WHAT THE EXERCISE ASKS> Go through the records from the first line and retype each one exactly, stopping once the line with "var fmt = function(d)" is done. Pictures are left out.

• • • • •

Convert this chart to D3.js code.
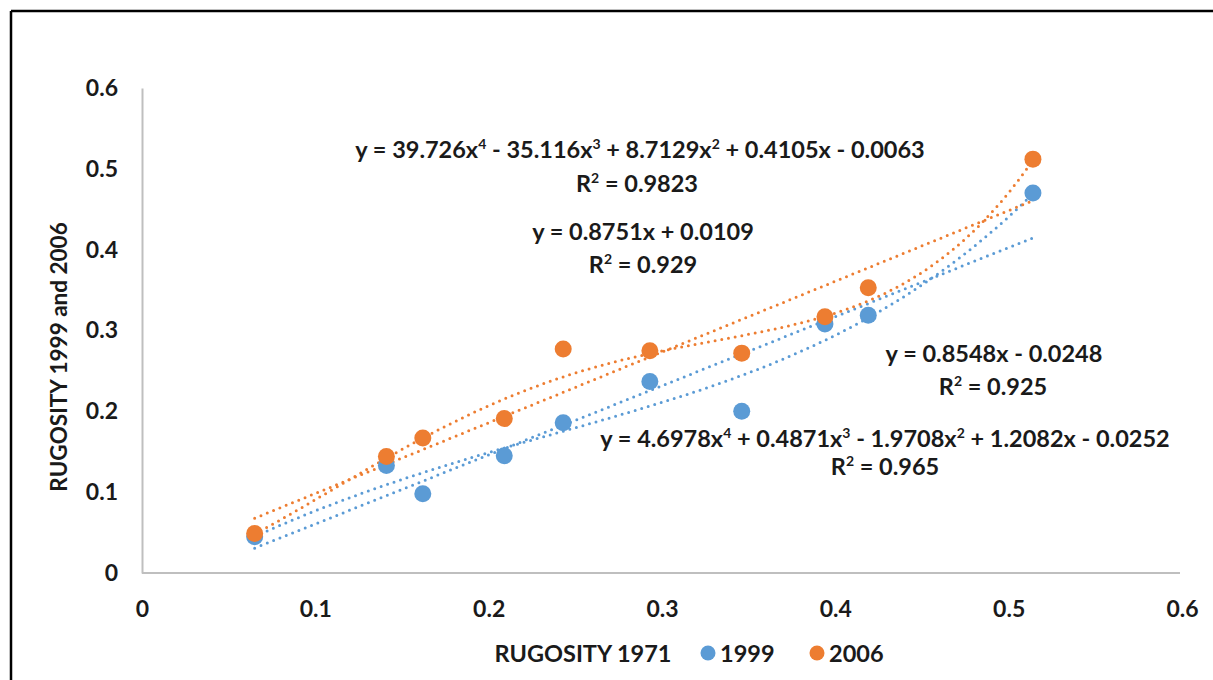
<!DOCTYPE html>
<html>
<head>
<meta charset="utf-8">
<script src="https://cdn.jsdelivr.net/npm/d3@7"></script>
<style>
  body { margin: 0; background: #fff; }
  svg text { font-family: Lato, "Liberation Sans", sans-serif; font-weight: bold; fill: #1a1a1a; }
</style>
</head>
<body>
<svg id="chart" width="1213" height="680"></svg>
<script>
// rugosity values
var rug1971 = [0.065, 0.141, 0.162, 0.209, 0.243, 0.293, 0.346, 0.394, 0.419, 0.514];
var rug1999 = [0.045, 0.133, 0.098, 0.145, 0.186, 0.237, 0.200, 0.308, 0.319, 0.470];
var rug2006 = [0.049, 0.144, 0.167, 0.191, 0.277, 0.275, 0.272, 0.317, 0.353, 0.512];
var xTicks = [0, 0.1, 0.2, 0.3, 0.4, 0.5, 0.6];
var yTicks = [0, 0.1, 0.2, 0.3, 0.4, 0.5, 0.6];

// trendline coefficients as printed (constant term first)
var lin1999 = [-0.0248, 0.8548];
var lin2006 = [0.0109, 0.8751];
var poly1999 = [-0.0252, 1.2082, -1.9708, 0.4871, 4.6978];
var poly2006 = [-0.0063, 0.4105, 8.7129, -35.116, 39.726];

var blue = "#5b9bd5", orange = "#ed7d31";

var svg = d3.select("#chart");

// frame: only top and left edges show
svg.append("line").attr("x1", 11).attr("x2", 1213).attr("y1", 11).attr("y2", 11)
    .attr("stroke", "#000").attr("stroke-width", 2.5);
svg.append("line").attr("x1", 11).attr("x2", 11).attr("y1", 11).attr("y2", 680)
    .attr("stroke", "#000").attr("stroke-width", 2.5);

var x = d3.scaleLinear().domain([0, 0.6]).range([142, 1182]),
    y = d3.scaleLinear().domain([0, 0.6]).range([573, 88]);

var fmt = function(d) { return d === 0 ? "0" : d3.format(".1f")(d); };

var gx = svg.append("g").attr("transform", "translate(0,573)")
    .call(d3.axisBottom(x).tickValues(xTicks).tickFormat(fmt).tickSize(0).tickPadding(28));
var gy = svg.append("g").attr("transform", "translate(142,0)")
    .call(d3.axisLeft(y).tickValues(yTicks).tickFormat(fmt).tickSize(0).tickPadding(24));
[gx, gy].forEach(function(g) {
  g.select(".domain").attr("stroke", "#bfbfbf").attr("stroke-width", 2);
  g.selectAll("text").attr("font-size", 23).attr("font-family", null).attr("fill", null);
});
gx.select(".domain").attr("d", "M142,0H1180");

function evalPoly(c, v) {
  var s = 0;
  for (var i = c.length - 1; i >= 0; i--) s = s * v + c[i];
  return s;
}

var lo = d3.min(rug1971), hi = d3.max(rug1971);
var xs = d3.range(0, 101).map(function(i) { return lo + (hi - lo) * i / 100; });
var line = d3.line().x(function(d) { return x(d[0]); }).y(function(d) { return y(d[1]); });

var trends = [
  {c: lin1999, color: blue},
  {c: poly1999, color: blue},
  {c: lin2006, color: orange},
  {c: poly2006, color: orange}
];
svg.selectAll(".trend").data(trends).enter().append("path")
    .attr("class", "trend")
    .attr("d", function(t) { return line(xs.map(function(v) { return [v, evalPoly(t.c, v)]; })); })
    .attr("fill", "none")
    .attr("stroke", function(t) { return t.color; })
    .attr("stroke-width", 3)
    .attr("stroke-linecap", "round")
    .attr("stroke-dasharray", "0 6.8");

svg.selectAll(".p1999").data(rug1971).enter().append("circle")
    .attr("class", "p1999")
    .attr("cx", function(d) { return x(d); })
    .attr("cy", function(d, i) { return y(rug1999[i]); })
    .attr("r", 8.5).attr("fill", blue);
svg.selectAll(".p2006").data(rug1971).enter().append("circle")
    .attr("class", "p2006")
    .attr("cx", function(d) { return x(d); })
    .attr("cy", function(d, i) { return y(rug2006[i]); })
    .attr("r", 8.5).attr("fill", orange);

// equation labels; objects are superscripts
function eq(cx, cy, parts) {
  var t = svg.append("text").attr("x", cx).attr("y", cy)
      .attr("text-anchor", "middle").attr("font-size", 23.5);
  var raised = false;
  parts.forEach(function(p) {
    if (typeof p === "string") {
      t.append("tspan").attr("dy", raised ? 9 : 0).text(p);
      raised = false;
    } else {
      t.append("tspan").attr("dy", -9).attr("font-size", 14).text(p.sup);
      raised = true;
    }
  });
  return t;
}
eq(640, 158, ["y = 39.726x", {sup: "4"}, " - 35.116x", {sup: "3"}, " + 8.7129x", {sup: "2"}, " + 0.4105x - 0.0063"]);
eq(637, 192, ["R", {sup: "2"}, " = 0.9823"]);
eq(643, 240, ["y = 0.8751x + 0.0109"]);
eq(643, 273, ["R", {sup: "2"}, " = 0.929"]);
eq(994, 362, ["y = 0.8548x - 0.0248"]);
eq(993, 395, ["R", {sup: "2"}, " = 0.925"]);
eq(885, 447, ["y = 4.6978x", {sup: "4"}, " + 0.4871x", {sup: "3"}, " - 1.9708x", {sup: "2"}, " + 1.2082x - 0.0252"]);
eq(885, 475, ["R", {sup: "2"}, " = 0.965"]);

// y title
svg.append("text")
    .attr("transform", "translate(67,357) rotate(-90)")
    .attr("text-anchor", "middle").attr("font-size", 22.5)
    .text("RUGOSITY 1999 and 2006");

// x title + legend
svg.append("text").attr("x", 583).attr("y", 662).attr("text-anchor", "middle")
    .attr("font-size", 23.5).text("RUGOSITY 1971");
var legend = [{name: "1999", color: blue, cx: 708}, {name: "2006", color: orange, cx: 817}];
legend.forEach(function(l) {
  svg.append("circle").attr("cx", l.cx).attr("cy", 653).attr("r", 7.5).attr("fill", l.color);
  svg.append("text").attr("x", l.cx + 12).attr("y", 662).attr("font-size", 23.5).text(l.name);
});
</script>
</body>
</html>
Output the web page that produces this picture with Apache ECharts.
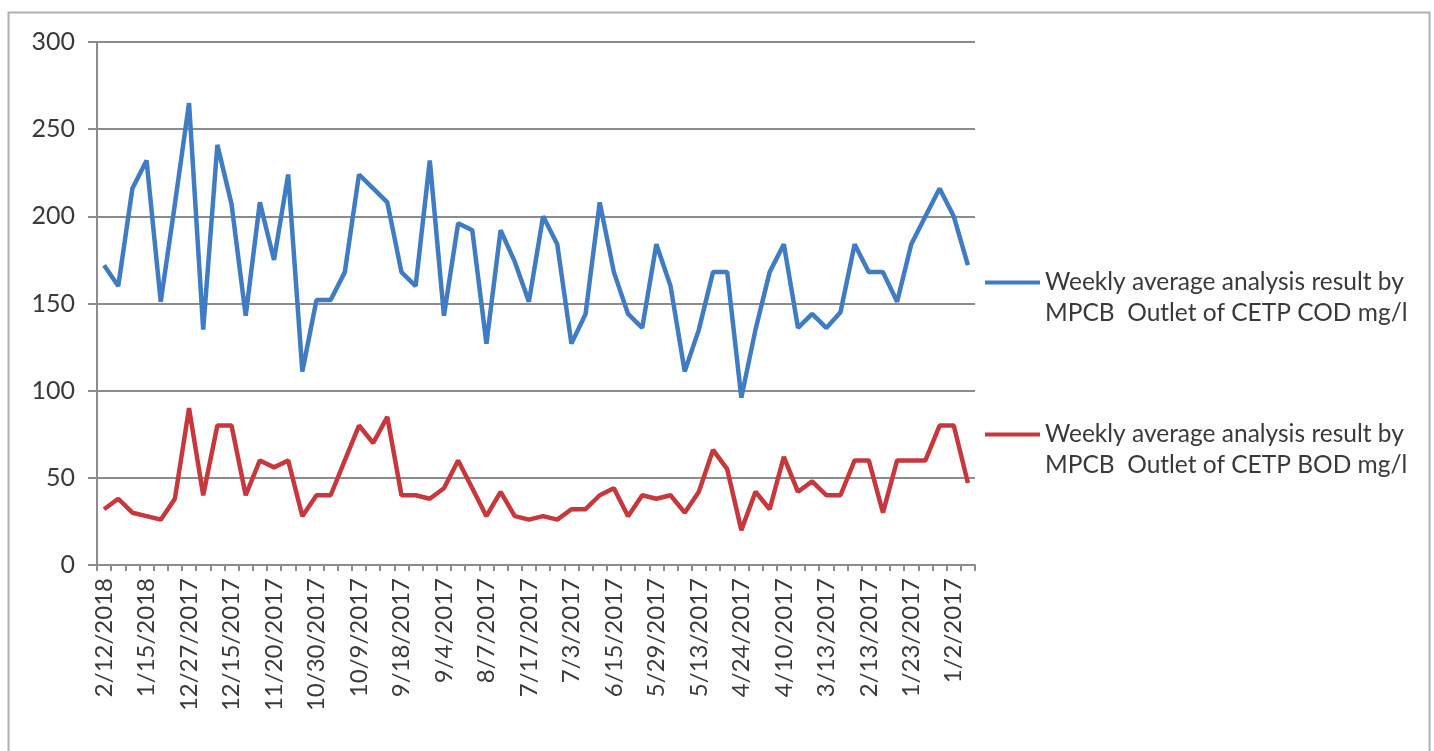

• • • • •

RESULT FOR THIS EXERCISE>
Convert this chart to D3.js code.
<!DOCTYPE html>
<html>
<head>
<meta charset="utf-8">
<script src="https://cdn.jsdelivr.net/npm/d3@7"></script>
<style>
  body { margin: 0; background: #fff; }
  svg text { font-family: Lato, "Liberation Sans", sans-serif; font-weight: bold; fill: #1a1a1a; }
</style>
</head>
<body>
<svg id="chart" width="1213" height="680"></svg>
<script>
// rugosity values
var rug1971 = [0.065, 0.141, 0.162, 0.209, 0.243, 0.293, 0.346, 0.394, 0.419, 0.514];
var rug1999 = [0.045, 0.133, 0.098, 0.145, 0.186, 0.237, 0.200, 0.308, 0.319, 0.470];
var rug2006 = [0.049, 0.144, 0.167, 0.191, 0.277, 0.275, 0.272, 0.317, 0.353, 0.512];
var xTicks = [0, 0.1, 0.2, 0.3, 0.4, 0.5, 0.6];
var yTicks = [0, 0.1, 0.2, 0.3, 0.4, 0.5, 0.6];

// trendline coefficients as printed (constant term first)
var lin1999 = [-0.0248, 0.8548];
var lin2006 = [0.0109, 0.8751];
var poly1999 = [-0.0252, 1.2082, -1.9708, 0.4871, 4.6978];
var poly2006 = [-0.0063, 0.4105, 8.7129, -35.116, 39.726];

var blue = "#5b9bd5", orange = "#ed7d31";

var svg = d3.select("#chart");

// frame: only top and left edges show
svg.append("line").attr("x1", 11).attr("x2", 1213).attr("y1", 11).attr("y2", 11)
    .attr("stroke", "#000").attr("stroke-width", 2.5);
svg.append("line").attr("x1", 11).attr("x2", 11).attr("y1", 11).attr("y2", 680)
    .attr("stroke", "#000").attr("stroke-width", 2.5);

var x = d3.scaleLinear().domain([0, 0.6]).range([142, 1182]),
    y = d3.scaleLinear().domain([0, 0.6]).range([573, 88]);

var fmt = function(d) { return d === 0 ? "0" : d3.format(".1f")(d); };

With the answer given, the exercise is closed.